— Start of Supplied information —

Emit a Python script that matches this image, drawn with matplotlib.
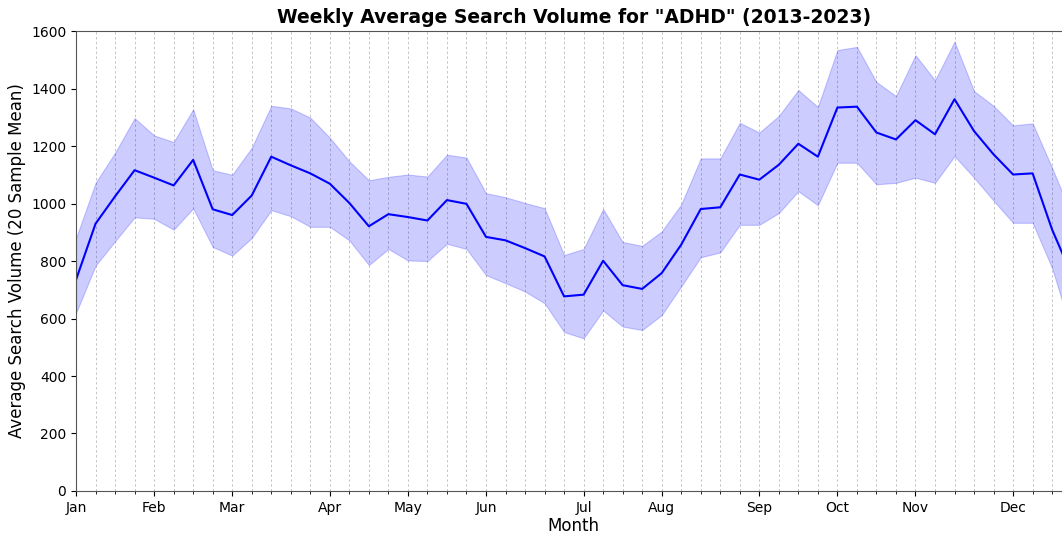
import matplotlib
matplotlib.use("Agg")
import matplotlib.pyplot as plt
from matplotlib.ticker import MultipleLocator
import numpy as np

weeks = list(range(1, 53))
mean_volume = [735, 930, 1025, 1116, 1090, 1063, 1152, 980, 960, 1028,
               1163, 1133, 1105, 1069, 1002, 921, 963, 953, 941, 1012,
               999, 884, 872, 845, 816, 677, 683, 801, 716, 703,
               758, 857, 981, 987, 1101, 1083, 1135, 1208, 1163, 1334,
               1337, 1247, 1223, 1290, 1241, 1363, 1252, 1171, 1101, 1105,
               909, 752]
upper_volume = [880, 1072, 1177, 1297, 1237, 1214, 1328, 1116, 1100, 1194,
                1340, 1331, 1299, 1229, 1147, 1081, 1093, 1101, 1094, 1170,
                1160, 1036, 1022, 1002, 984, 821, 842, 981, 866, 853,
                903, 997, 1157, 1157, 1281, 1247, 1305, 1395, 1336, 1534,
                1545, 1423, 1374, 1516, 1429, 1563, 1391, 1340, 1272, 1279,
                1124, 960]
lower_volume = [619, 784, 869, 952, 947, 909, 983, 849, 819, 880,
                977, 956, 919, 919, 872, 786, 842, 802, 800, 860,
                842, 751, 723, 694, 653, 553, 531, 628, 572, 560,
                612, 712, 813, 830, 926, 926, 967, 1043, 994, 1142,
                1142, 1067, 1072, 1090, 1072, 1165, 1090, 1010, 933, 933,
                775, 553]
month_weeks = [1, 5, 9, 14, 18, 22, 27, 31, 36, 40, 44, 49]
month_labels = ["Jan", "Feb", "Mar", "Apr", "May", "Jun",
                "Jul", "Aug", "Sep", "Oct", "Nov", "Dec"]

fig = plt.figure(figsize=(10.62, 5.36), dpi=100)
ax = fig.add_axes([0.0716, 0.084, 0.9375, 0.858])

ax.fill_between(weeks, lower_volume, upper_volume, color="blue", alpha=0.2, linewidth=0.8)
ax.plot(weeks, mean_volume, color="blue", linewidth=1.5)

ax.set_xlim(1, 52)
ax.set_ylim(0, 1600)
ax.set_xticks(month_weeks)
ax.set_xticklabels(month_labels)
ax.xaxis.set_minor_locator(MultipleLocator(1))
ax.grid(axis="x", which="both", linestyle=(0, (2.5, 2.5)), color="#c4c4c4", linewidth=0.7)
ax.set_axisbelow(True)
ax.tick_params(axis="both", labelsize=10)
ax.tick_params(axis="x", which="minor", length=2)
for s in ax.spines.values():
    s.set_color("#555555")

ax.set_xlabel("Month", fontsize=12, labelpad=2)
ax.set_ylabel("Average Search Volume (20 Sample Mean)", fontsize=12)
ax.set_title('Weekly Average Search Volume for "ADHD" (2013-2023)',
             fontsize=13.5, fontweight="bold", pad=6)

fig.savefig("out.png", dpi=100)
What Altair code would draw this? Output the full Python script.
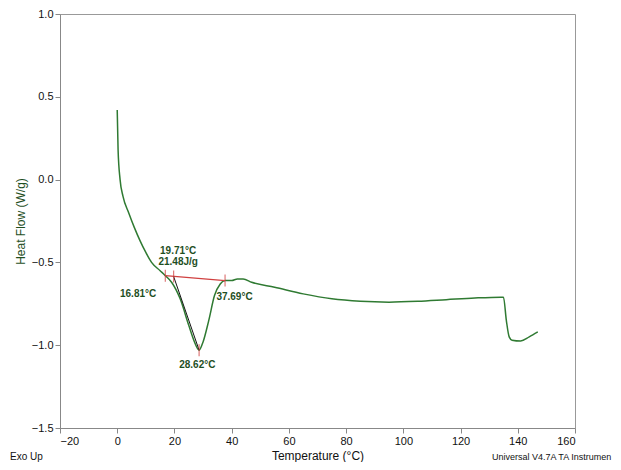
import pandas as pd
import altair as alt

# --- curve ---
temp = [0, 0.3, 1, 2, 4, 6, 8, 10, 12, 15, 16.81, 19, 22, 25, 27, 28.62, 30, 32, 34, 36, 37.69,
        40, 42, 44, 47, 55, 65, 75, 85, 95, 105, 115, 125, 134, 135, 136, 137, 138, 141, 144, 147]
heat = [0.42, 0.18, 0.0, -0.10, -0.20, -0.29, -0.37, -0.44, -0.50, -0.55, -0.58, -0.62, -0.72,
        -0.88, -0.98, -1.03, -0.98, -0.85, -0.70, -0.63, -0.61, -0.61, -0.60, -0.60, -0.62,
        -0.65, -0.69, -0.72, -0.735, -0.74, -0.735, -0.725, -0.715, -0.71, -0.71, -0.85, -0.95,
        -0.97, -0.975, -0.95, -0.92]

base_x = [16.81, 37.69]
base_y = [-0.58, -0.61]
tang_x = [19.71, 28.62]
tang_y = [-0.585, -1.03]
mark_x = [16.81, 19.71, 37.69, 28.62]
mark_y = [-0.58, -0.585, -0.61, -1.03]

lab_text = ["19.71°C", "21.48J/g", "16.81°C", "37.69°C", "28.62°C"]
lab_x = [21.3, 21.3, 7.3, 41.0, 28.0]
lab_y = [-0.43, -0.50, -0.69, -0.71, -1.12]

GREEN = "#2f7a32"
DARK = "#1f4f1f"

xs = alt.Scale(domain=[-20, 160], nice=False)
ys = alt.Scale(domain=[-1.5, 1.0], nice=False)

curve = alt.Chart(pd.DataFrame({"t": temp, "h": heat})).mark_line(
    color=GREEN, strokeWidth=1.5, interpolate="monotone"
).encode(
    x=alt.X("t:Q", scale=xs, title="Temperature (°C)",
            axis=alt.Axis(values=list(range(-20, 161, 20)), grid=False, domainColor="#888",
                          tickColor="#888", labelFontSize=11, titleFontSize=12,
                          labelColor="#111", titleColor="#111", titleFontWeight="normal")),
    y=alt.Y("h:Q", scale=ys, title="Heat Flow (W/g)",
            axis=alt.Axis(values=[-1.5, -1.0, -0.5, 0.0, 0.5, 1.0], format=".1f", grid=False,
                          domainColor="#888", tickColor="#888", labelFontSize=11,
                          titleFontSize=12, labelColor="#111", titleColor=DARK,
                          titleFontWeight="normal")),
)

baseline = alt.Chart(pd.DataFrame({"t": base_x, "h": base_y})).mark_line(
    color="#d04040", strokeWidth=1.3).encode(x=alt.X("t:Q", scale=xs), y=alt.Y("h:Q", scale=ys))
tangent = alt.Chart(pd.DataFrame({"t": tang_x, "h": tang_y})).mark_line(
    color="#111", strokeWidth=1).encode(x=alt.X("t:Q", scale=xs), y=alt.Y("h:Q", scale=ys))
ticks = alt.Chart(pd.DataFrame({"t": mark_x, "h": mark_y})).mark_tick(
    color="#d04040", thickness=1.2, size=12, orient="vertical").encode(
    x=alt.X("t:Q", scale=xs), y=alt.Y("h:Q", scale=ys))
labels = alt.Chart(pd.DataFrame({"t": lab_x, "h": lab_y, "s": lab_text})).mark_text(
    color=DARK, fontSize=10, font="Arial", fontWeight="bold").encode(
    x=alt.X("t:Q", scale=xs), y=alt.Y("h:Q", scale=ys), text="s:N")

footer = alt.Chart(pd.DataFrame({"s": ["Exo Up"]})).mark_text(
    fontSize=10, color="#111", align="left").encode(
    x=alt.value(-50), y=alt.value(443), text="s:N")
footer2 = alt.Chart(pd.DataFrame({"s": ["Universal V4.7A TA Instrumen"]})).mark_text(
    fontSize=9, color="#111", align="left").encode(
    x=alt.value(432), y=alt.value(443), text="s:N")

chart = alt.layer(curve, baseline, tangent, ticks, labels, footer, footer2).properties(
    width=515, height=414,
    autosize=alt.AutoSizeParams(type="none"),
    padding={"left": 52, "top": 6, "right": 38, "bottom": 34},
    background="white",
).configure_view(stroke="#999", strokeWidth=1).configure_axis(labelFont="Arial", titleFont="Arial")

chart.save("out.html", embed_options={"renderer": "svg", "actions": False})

— End of Supplied information —

Instructions to follow: Copy all the lines of data exactly as they appear, dropping any images.

Solution for this problem:
Emit a Python script that matches this image, drawn with matplotlib.
import matplotlib
matplotlib.use("Agg")
import matplotlib.pyplot as plt
from matplotlib.ticker import MultipleLocator
import numpy as np

weeks = list(range(1, 53))
mean_volume = [735, 930, 1025, 1116, 1090, 1063, 1152, 980, 960, 1028,
               1163, 1133, 1105, 1069, 1002, 921, 963, 953, 941, 1012,
               999, 884, 872, 845, 816, 677, 683, 801, 716, 703,
               758, 857, 981, 987, 1101, 1083, 1135, 1208, 1163, 1334,
               1337, 1247, 1223, 1290, 1241, 1363, 1252, 1171, 1101, 1105,
               909, 752]
upper_volume = [880, 1072, 1177, 1297, 1237, 1214, 1328, 1116, 1100, 1194,
                1340, 1331, 1299, 1229, 1147, 1081, 1093, 1101, 1094, 1170,
                1160, 1036, 1022, 1002, 984, 821, 842, 981, 866, 853,
                903, 997, 1157, 1157, 1281, 1247, 1305, 1395, 1336, 1534,
                1545, 1423, 1374, 1516, 1429, 1563, 1391, 1340, 1272, 1279,
                1124, 960]
lower_volume = [619, 784, 869, 952, 947, 909, 983, 849, 819, 880,
                977, 956, 919, 919, 872, 786, 842, 802, 800, 860,
                842, 751, 723, 694, 653, 553, 531, 628, 572, 560,
                612, 712, 813, 830, 926, 926, 967, 1043, 994, 1142,
                1142, 1067, 1072, 1090, 1072, 1165, 1090, 1010, 933, 933,
                775, 553]
month_weeks = [1, 5, 9, 14, 18, 22, 27, 31, 36, 40, 44, 49]
month_labels = ["Jan", "Feb", "Mar", "Apr", "May", "Jun",
                "Jul", "Aug", "Sep", "Oct", "Nov", "Dec"]

fig = plt.figure(figsize=(10.62, 5.36), dpi=100)
ax = fig.add_axes([0.0716, 0.084, 0.9375, 0.858])

ax.fill_between(weeks, lower_volume, upper_volume, color="blue", alpha=0.2, linewidth=0.8)
ax.plot(weeks, mean_volume, color="blue", linewidth=1.5)

ax.set_xlim(1, 52)
ax.set_ylim(0, 1600)
ax.set_xticks(month_weeks)
ax.set_xticklabels(month_labels)
ax.xaxis.set_minor_locator(MultipleLocator(1))
ax.grid(axis="x", which="both", linestyle=(0, (2.5, 2.5)), color="#c4c4c4", linewidth=0.7)
ax.set_axisbelow(True)
ax.tick_params(axis="both", labelsize=10)
ax.tick_params(axis="x", which="minor", length=2)
for s in ax.spines.values():
    s.set_color("#555555")

ax.set_xlabel("Month", fontsize=12, labelpad=2)
ax.set_ylabel("Average Search Volume (20 Sample Mean)", fontsize=12)
ax.set_title('Weekly Average Search Volume for "ADHD" (2013-2023)',
             fontsize=13.5, fontweight="bold", pad=6)

fig.savefig("out.png", dpi=100)
What Altair code would draw this? Output the full Python script.
import pandas as pd
import altair as alt

# --- curve ---
temp = [0, 0.3, 1, 2, 4, 6, 8, 10, 12, 15, 16.81, 19, 22, 25, 27, 28.62, 30, 32, 34, 36, 37.69,
        40, 42, 44, 47, 55, 65, 75, 85, 95, 105, 115, 125, 134, 135, 136, 137, 138, 141, 144, 147]
heat = [0.42, 0.18, 0.0, -0.10, -0.20, -0.29, -0.37, -0.44, -0.50, -0.55, -0.58, -0.62, -0.72,
        -0.88, -0.98, -1.03, -0.98, -0.85, -0.70, -0.63, -0.61, -0.61, -0.60, -0.60, -0.62,
        -0.65, -0.69, -0.72, -0.735, -0.74, -0.735, -0.725, -0.715, -0.71, -0.71, -0.85, -0.95,
        -0.97, -0.975, -0.95, -0.92]

base_x = [16.81, 37.69]
base_y = [-0.58, -0.61]
tang_x = [19.71, 28.62]
tang_y = [-0.585, -1.03]
mark_x = [16.81, 19.71, 37.69, 28.62]
mark_y = [-0.58, -0.585, -0.61, -1.03]

lab_text = ["19.71°C", "21.48J/g", "16.81°C", "37.69°C", "28.62°C"]
lab_x = [21.3, 21.3, 7.3, 41.0, 28.0]
lab_y = [-0.43, -0.50, -0.69, -0.71, -1.12]

GREEN = "#2f7a32"
DARK = "#1f4f1f"

xs = alt.Scale(domain=[-20, 160], nice=False)
ys = alt.Scale(domain=[-1.5, 1.0], nice=False)

curve = alt.Chart(pd.DataFrame({"t": temp, "h": heat})).mark_line(
    color=GREEN, strokeWidth=1.5, interpolate="monotone"
).encode(
    x=alt.X("t:Q", scale=xs, title="Temperature (°C)",
            axis=alt.Axis(values=list(range(-20, 161, 20)), grid=False, domainColor="#888",
                          tickColor="#888", labelFontSize=11, titleFontSize=12,
                          labelColor="#111", titleColor="#111", titleFontWeight="normal")),
    y=alt.Y("h:Q", scale=ys, title="Heat Flow (W/g)",
            axis=alt.Axis(values=[-1.5, -1.0, -0.5, 0.0, 0.5, 1.0], format=".1f", grid=False,
                          domainColor="#888", tickColor="#888", labelFontSize=11,
                          titleFontSize=12, labelColor="#111", titleColor=DARK,
                          titleFontWeight="normal")),
)

baseline = alt.Chart(pd.DataFrame({"t": base_x, "h": base_y})).mark_line(
    color="#d04040", strokeWidth=1.3).encode(x=alt.X("t:Q", scale=xs), y=alt.Y("h:Q", scale=ys))
tangent = alt.Chart(pd.DataFrame({"t": tang_x, "h": tang_y})).mark_line(
    color="#111", strokeWidth=1).encode(x=alt.X("t:Q", scale=xs), y=alt.Y("h:Q", scale=ys))
ticks = alt.Chart(pd.DataFrame({"t": mark_x, "h": mark_y})).mark_tick(
    color="#d04040", thickness=1.2, size=12, orient="vertical").encode(
    x=alt.X("t:Q", scale=xs), y=alt.Y("h:Q", scale=ys))
labels = alt.Chart(pd.DataFrame({"t": lab_x, "h": lab_y, "s": lab_text})).mark_text(
    color=DARK, fontSize=10, font="Arial", fontWeight="bold").encode(
    x=alt.X("t:Q", scale=xs), y=alt.Y("h:Q", scale=ys), text="s:N")

footer = alt.Chart(pd.DataFrame({"s": ["Exo Up"]})).mark_text(
    fontSize=10, color="#111", align="left").encode(
    x=alt.value(-50), y=alt.value(443), text="s:N")
footer2 = alt.Chart(pd.DataFrame({"s": ["Universal V4.7A TA Instrumen"]})).mark_text(
    fontSize=9, color="#111", align="left").encode(
    x=alt.value(432), y=alt.value(443), text="s:N")

chart = alt.layer(curve, baseline, tangent, ticks, labels, footer, footer2).properties(
    width=515, height=414,
    autosize=alt.AutoSizeParams(type="none"),
    padding={"left": 52, "top": 6, "right": 38, "bottom": 34},
    background="white",
).configure_view(stroke="#999", strokeWidth=1).configure_axis(labelFont="Arial", titleFont="Arial")

chart.save("out.html", embed_options={"renderer": "svg", "actions": False})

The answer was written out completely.